Here’s one change: Moore's Law, the idea that we can expect the speed and capability of our computers to increase every couple of years, and we will pay less for them, was very much in play back then. Now, however, it has basically hit a wall as doubling the computing capacity of our hardware every year or two becomes more architecturally challenging (and costly) than it is valuable in many realms. While CPUs (and GPUs) are increasing in processing power by adding more cores not all processing in the monetization arena is able to be parallelized.

And, speaking of architecture challenges, one of the biggest shifts in the past 20 years has been the willingness of large enterprises to move applications to the public cloud. Imagine the reaction if 20 years ago I’d suggested that a tier-one carrier ought to consider running applications on someone else's servers with very little oversight. While service bureaus and managed services existed back then, they were nowhere near the equivalent of the cloud-based infrastructure we’re seeing and using today. We are now routinely seeing the major carriers in the US and other countries specifying that a solution must be cloud based.

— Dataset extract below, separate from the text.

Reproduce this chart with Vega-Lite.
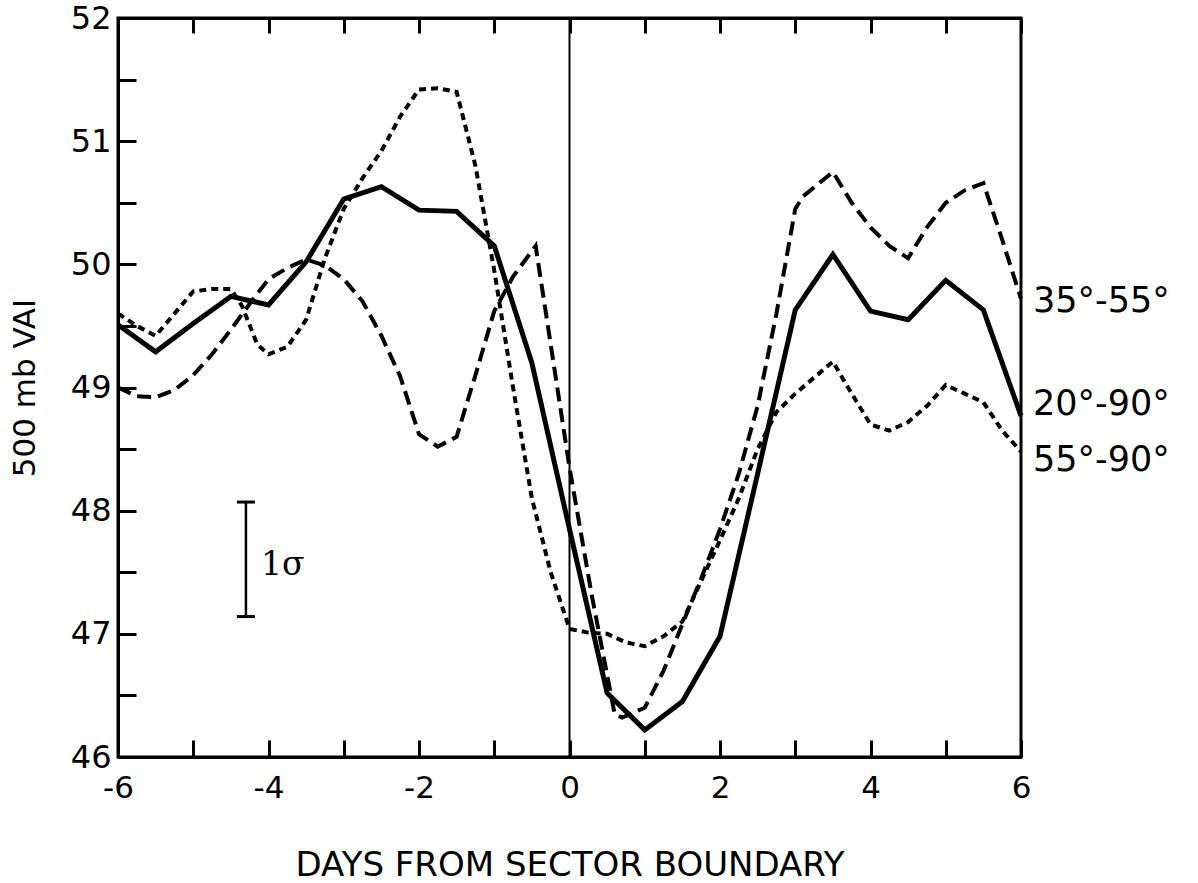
{
  "$schema": "https://vega.github.io/schema/vega-lite/v6.json",
  "width": 903,
  "height": 739,
  "autosize": {"type": "none"},
  "padding": {"left": 118, "top": 18, "right": 177, "bottom": 126},
  "background": "white",
  "config": {"view": {"stroke": "black", "strokeWidth": 3}, "font": "DejaVu Sans"},
  "datasets": {
    "curves": [
      {"band": "20°-90°", "day": -6, "vai": 49.51},
      {"band": "20°-90°", "day": -5.5, "vai": 49.29},
      {"band": "20°-90°", "day": -5, "vai": 49.52},
      {"band": "20°-90°", "day": -4.5, "vai": 49.74},
      {"band": "20°-90°", "day": -4, "vai": 49.67},
      {"band": "20°-90°", "day": -3.5, "vai": 50.02},
      {"band": "20°-90°", "day": -3, "vai": 50.53},
      {"band": "20°-90°", "day": -2.5, "vai": 50.63},
      {"band": "20°-90°", "day": -2, "vai": 50.44},
      {"band": "20°-90°", "day": -1.5, "vai": 50.43},
      {"band": "20°-90°", "day": -1, "vai": 50.15},
      {"band": "20°-90°", "day": -0.5, "vai": 49.2},
      {"band": "20°-90°", "day": 0, "vai": 47.85},
      {"band": "20°-90°", "day": 0.5, "vai": 46.52},
      {"band": "20°-90°", "day": 1, "vai": 46.22},
      {"band": "20°-90°", "day": 1.5, "vai": 46.45},
      {"band": "20°-90°", "day": 2, "vai": 46.98},
      {"band": "20°-90°", "day": 2.5, "vai": 48.3},
      {"band": "20°-90°", "day": 3, "vai": 49.63},
      {"band": "20°-90°", "day": 3.5, "vai": 50.08},
      {"band": "20°-90°", "day": 4, "vai": 49.62},
      {"band": "20°-90°", "day": 4.5, "vai": 49.55},
      {"band": "20°-90°", "day": 5, "vai": 49.87},
      {"band": "20°-90°", "day": 5.5, "vai": 49.63},
      {"band": "20°-90°", "day": 6, "vai": 48.77},

      {"band": "35°-55°", "day": -6, "vai": 49.0},
      {"band": "35°-55°", "day": -5.75, "vai": 48.93},
      {"band": "35°-55°", "day": -5.5, "vai": 48.92},
      {"band": "35°-55°", "day": -5.25, "vai": 48.98},
      {"band": "35°-55°", "day": -5, "vai": 49.1},
      {"band": "35°-55°", "day": -4.75, "vai": 49.27},
      {"band": "35°-55°", "day": -4.5, "vai": 49.47},
      {"band": "35°-55°", "day": -4.25, "vai": 49.68},
      {"band": "35°-55°", "day": -4, "vai": 49.88},
      {"band": "35°-55°", "day": -3.75, "vai": 49.97},
      {"band": "35°-55°", "day": -3.5, "vai": 50.04},
      {"band": "35°-55°", "day": -3.25, "vai": 49.99},
      {"band": "35°-55°", "day": -3, "vai": 49.88},
      {"band": "35°-55°", "day": -2.75, "vai": 49.7},
      {"band": "35°-55°", "day": -2.5, "vai": 49.42},
      {"band": "35°-55°", "day": -2.25, "vai": 49.09},
      {"band": "35°-55°", "day": -2, "vai": 48.62},
      {"band": "35°-55°", "day": -1.75, "vai": 48.52},
      {"band": "35°-55°", "day": -1.5, "vai": 48.6},
      {"band": "35°-55°", "day": -1.25, "vai": 49.1},
      {"band": "35°-55°", "day": -1, "vai": 49.62},
      {"band": "35°-55°", "day": -0.75, "vai": 49.9},
      {"band": "35°-55°", "day": -0.45, "vai": 50.15},
      {"band": "35°-55°", "day": 0, "vai": 48.35},
      {"band": "35°-55°", "day": 0.3, "vai": 47.3},
      {"band": "35°-55°", "day": 0.6, "vai": 46.35},
      {"band": "35°-55°", "day": 0.7, "vai": 46.32},
      {"band": "35°-55°", "day": 1, "vai": 46.4},
      {"band": "35°-55°", "day": 1.25, "vai": 46.7},
      {"band": "35°-55°", "day": 1.5, "vai": 47.08},
      {"band": "35°-55°", "day": 1.75, "vai": 47.45},
      {"band": "35°-55°", "day": 2, "vai": 47.85},
      {"band": "35°-55°", "day": 2.25, "vai": 48.3},
      {"band": "35°-55°", "day": 2.5, "vai": 48.85},
      {"band": "35°-55°", "day": 2.75, "vai": 49.6},
      {"band": "35°-55°", "day": 3, "vai": 50.45},
      {"band": "35°-55°", "day": 3.1, "vai": 50.55},
      {"band": "35°-55°", "day": 3.5, "vai": 50.75},
      {"band": "35°-55°", "day": 3.75, "vai": 50.5},
      {"band": "35°-55°", "day": 4, "vai": 50.3},
      {"band": "35°-55°", "day": 4.25, "vai": 50.15},
      {"band": "35°-55°", "day": 4.5, "vai": 50.05},
      {"band": "35°-55°", "day": 4.75, "vai": 50.3},
      {"band": "35°-55°", "day": 5, "vai": 50.5},
      {"band": "35°-55°", "day": 5.25, "vai": 50.6},
      {"band": "35°-55°", "day": 5.5, "vai": 50.66},
      {"band": "35°-55°", "day": 5.75, "vai": 50.2},
      {"band": "35°-55°", "day": 6, "vai": 49.72},

      {"band": "55°-90°", "day": -6, "vai": 49.6},
      {"band": "55°-90°", "day": -5.75, "vai": 49.5},
      {"band": "55°-90°", "day": -5.5, "vai": 49.42},
      {"band": "55°-90°", "day": -5.25, "vai": 49.6},
      {"band": "55°-90°", "day": -5, "vai": 49.78},
      {"band": "55°-90°", "day": -4.75, "vai": 49.8},
      {"band": "55°-90°", "day": -4.5, "vai": 49.8},
      {"band": "55°-90°", "day": -4.35, "vai": 49.66},
      {"band": "55°-90°", "day": -4.15, "vai": 49.35},
      {"band": "55°-90°", "day": -4, "vai": 49.27},
      {"band": "55°-90°", "day": -3.75, "vai": 49.33},
      {"band": "55°-90°", "day": -3.5, "vai": 49.55},
      {"band": "55°-90°", "day": -3.25, "vai": 50.05},
      {"band": "55°-90°", "day": -3, "vai": 50.45},
      {"band": "55°-90°", "day": -2.75, "vai": 50.7},
      {"band": "55°-90°", "day": -2.5, "vai": 50.92},
      {"band": "55°-90°", "day": -2.25, "vai": 51.2},
      {"band": "55°-90°", "day": -2, "vai": 51.42},
      {"band": "55°-90°", "day": -1.75, "vai": 51.43},
      {"band": "55°-90°", "day": -1.5, "vai": 51.4},
      {"band": "55°-90°", "day": -1.25, "vai": 50.8},
      {"band": "55°-90°", "day": -1, "vai": 49.95},
      {"band": "55°-90°", "day": -0.75, "vai": 49.0},
      {"band": "55°-90°", "day": -0.5, "vai": 48.1},
      {"band": "55°-90°", "day": -0.25, "vai": 47.5},
      {"band": "55°-90°", "day": 0, "vai": 47.04},
      {"band": "55°-90°", "day": 0.25, "vai": 47.01},
      {"band": "55°-90°", "day": 0.5, "vai": 47.0},
      {"band": "55°-90°", "day": 0.75, "vai": 46.93},
      {"band": "55°-90°", "day": 1, "vai": 46.9},
      {"band": "55°-90°", "day": 1.25, "vai": 46.98},
      {"band": "55°-90°", "day": 1.5, "vai": 47.1},
      {"band": "55°-90°", "day": 1.75, "vai": 47.43},
      {"band": "55°-90°", "day": 2, "vai": 47.76},
      {"band": "55°-90°", "day": 2.25, "vai": 48.1},
      {"band": "55°-90°", "day": 2.5, "vai": 48.5},
      {"band": "55°-90°", "day": 2.75, "vai": 48.8},
      {"band": "55°-90°", "day": 3, "vai": 48.95},
      {"band": "55°-90°", "day": 3.25, "vai": 49.08},
      {"band": "55°-90°", "day": 3.5, "vai": 49.21},
      {"band": "55°-90°", "day": 3.75, "vai": 48.95},
      {"band": "55°-90°", "day": 4, "vai": 48.7},
      {"band": "55°-90°", "day": 4.25, "vai": 48.65},
      {"band": "55°-90°", "day": 4.5, "vai": 48.72},
      {"band": "55°-90°", "day": 4.75, "vai": 48.85},
      {"band": "55°-90°", "day": 5, "vai": 49.02},
      {"band": "55°-90°", "day": 5.25, "vai": 48.95},
      {"band": "55°-90°", "day": 5.5, "vai": 48.88},
      {"band": "55°-90°", "day": 5.75, "vai": 48.65},
      {"band": "55°-90°", "day": 6, "vai": 48.48}
    ],
    "labels": [
      {"band": "35°-55°", "day": 6, "vai": 49.61},
      {"band": "20°-90°", "day": 6, "vai": 48.78},
      {"band": "55°-90°", "day": 6, "vai": 48.32}
    ],
    "sigma": [
      {"day": -4.3, "vai": 47.14, "vai2": 48.07}
    ],
    "sigmaText": [
      {"day": -4.1, "vai": 47.48, "text": "1σ"}
    ],
    "zero": [
      {"day": 0}
    ]
  },
  "layer": [
    {
      "data": {"name": "curves"},
      "transform": [{"filter": "datum.band == '20°-90°'"}],
      "mark": {"type": "line", "color": "black", "strokeWidth": 5, "strokeJoin": "miter"},
      "encoding": {
        "x": {
          "field": "day", "type": "quantitative",
          "scale": {"domain": [-6, 6], "nice": false, "zero": false},
          "axis": {
            "orient": "bottom",
            "values": [-6, -5, -4, -3, -2, -1, 0, 1, 2, 3, 4, 5, 6],
            "labelExpr": "datum.value % 2 == 0 ? (datum.value < 0 ? '-' : '') + abs(datum.value) : ''",
            "grid": false,
            "domainColor": "black", "domainWidth": 3,
            "tickColor": "black", "tickWidth": 3, "tickSize": -17,
            "labelFontSize": 31, "labelColor": "black", "labelPadding": 33,
            "labelFlush": false,
            "title": "DAYS FROM SECTOR BOUNDARY",
            "titleFontSize": 34, "titleFontWeight": "normal", "titleColor": "black",
            "titleBaseline": "alphabetic", "titleY": 118
          }
        },
        "y": {
          "field": "vai", "type": "quantitative",
          "scale": {"domain": [46, 52], "nice": false, "zero": false},
          "axis": {
            "orient": "left",
            "values": [46, 46.5, 47, 47.5, 48, 48.5, 49, 49.5, 50, 50.5, 51, 51.5, 52],
            "labelExpr": "datum.value % 1 == 0 ? '' + datum.value : ''",
            "grid": false,
            "domainColor": "black", "domainWidth": 3,
            "tickColor": "black", "tickWidth": 3, "tickSize": -18,
            "labelFontSize": 32, "labelColor": "black", "labelPadding": 25,
            "labelFlush": false,
            "title": "500 mb VAI",
            "titleFontSize": 31, "titleFontWeight": "normal", "titleColor": "black",
            "titleBaseline": "middle", "titleX": -93
          }
        }
      }
    },
    {
      "data": {"name": "curves"},
      "transform": [{"filter": "datum.band != '20°-90°'"}],
      "mark": {"type": "line", "color": "black", "strokeWidth": 4},
      "encoding": {
        "x": {"field": "day", "type": "quantitative", "axis": null},
        "y": {"field": "vai", "type": "quantitative", "axis": null},
        "detail": {"field": "band"},
        "strokeDash": {
          "field": "band", "type": "nominal",
          "scale": {"domain": ["35°-55°", "55°-90°"], "range": [[14, 7], [7, 5]]},
          "legend": null
        }
      }
    },
    {
      "data": {"name": "zero"},
      "mark": {"type": "rule", "color": "black", "strokeWidth": 2},
      "encoding": {
        "x": {
          "field": "day", "type": "quantitative",
          "axis": {
            "orient": "top",
            "values": [-6, -5, -4, -3, -2, -1, 0, 1, 2, 3, 4, 5, 6],
            "labels": false, "title": null, "grid": false,
            "domainColor": "black", "domainWidth": 3,
            "tickColor": "black", "tickWidth": 3, "tickSize": -15
          }
        }
      }
    },
    {
      "data": {"name": "sigma"},
      "mark": {"type": "rule", "color": "black", "strokeWidth": 2.5},
      "encoding": {
        "x": {"field": "day", "type": "quantitative", "axis": null},
        "y": {"field": "vai", "type": "quantitative", "axis": null},
        "y2": {"field": "vai2"}
      }
    },
    {
      "data": {"name": "sigma"},
      "mark": {"type": "tick", "color": "black", "opacity": 1, "orient": "horizontal", "size": 18, "thickness": 3},
      "encoding": {
        "x": {"field": "day", "type": "quantitative", "axis": null},
        "y": {"field": "vai", "type": "quantitative", "axis": null}
      }
    },
    {
      "data": {"name": "sigma"},
      "mark": {"type": "tick", "color": "black", "opacity": 1, "orient": "horizontal", "size": 18, "thickness": 3},
      "encoding": {
        "x": {"field": "day", "type": "quantitative", "axis": null},
        "y": {"field": "vai2", "type": "quantitative", "axis": null}
      }
    },
    {
      "data": {"name": "sigmaText"},
      "mark": {"type": "text", "font": "DejaVu Serif", "fontSize": 33, "align": "left", "baseline": "alphabetic", "color": "black"},
      "encoding": {
        "x": {"field": "day", "type": "quantitative", "axis": null},
        "y": {"field": "vai", "type": "quantitative", "axis": null},
        "text": {"field": "text"}
      }
    },
    {
      "data": {"name": "labels"},
      "mark": {"type": "text", "fontSize": 35, "align": "left", "baseline": "alphabetic", "dx": 12, "color": "black"},
      "encoding": {
        "x": {"field": "day", "type": "quantitative", "axis": null},
        "y": {"field": "vai", "type": "quantitative", "axis": null},
        "text": {"field": "band"}
      }
    }
  ],
  "resolve": {"axis": {"x": "independent", "y": "independent"}}
}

And why is that? I’d say it all goes back to those explosions of data and services that each new network upgrade has brought us. As consumers become accustomed to living more and more on their devices — ordering products and services, streaming media, communicating on dozens of platforms (sometimes at once), and more — the need for agility in business has grown exponentially. In order to meet consumer needs and stay competitive in today’s landscape, businesses must be flexible in the way they offer their products and services — providing a variety of bundling options and usage-based add-ons to give customers exactly what they want, when they want it. And they need to change and evolve quickly, because no matter what industry we’re talking about, customers today have more options than they did 20 years ago. If one provider can’t meet a consumer’s specific needs, it’s a sure bet there’s another one out there that can come much closer.

And yet, as the need for speed and agility increases, so do the cost pressures for businesses working with legacy monetization systems and on-premise hardware. As the customer base grows, so does the need for infrastructure to manage capacity, for human resources to shepherd and oversee every process, and for expert intervention to maintain the hardware and systems. Cloud-based applications allow businesses to achieve the capacity, flexibility, and speed they need to delight customers without busting the budget on system expansion and maintenance costs — or tasking employees with the tedious and time-consuming related to manual interventions that ensure everything is running as it’s supposed to.

As they say, the more things change, the more they stay the same. And while the last 20 years has seen plenty of change in the “hows” — how customers shop, how businesses maintain their market share — the “whats” and the “whys” have stayed more or less the same. And here at Gotransverse, our “why” — our mission to empower companies to create and implement powerful, seamless billing models at scale — is here to stay.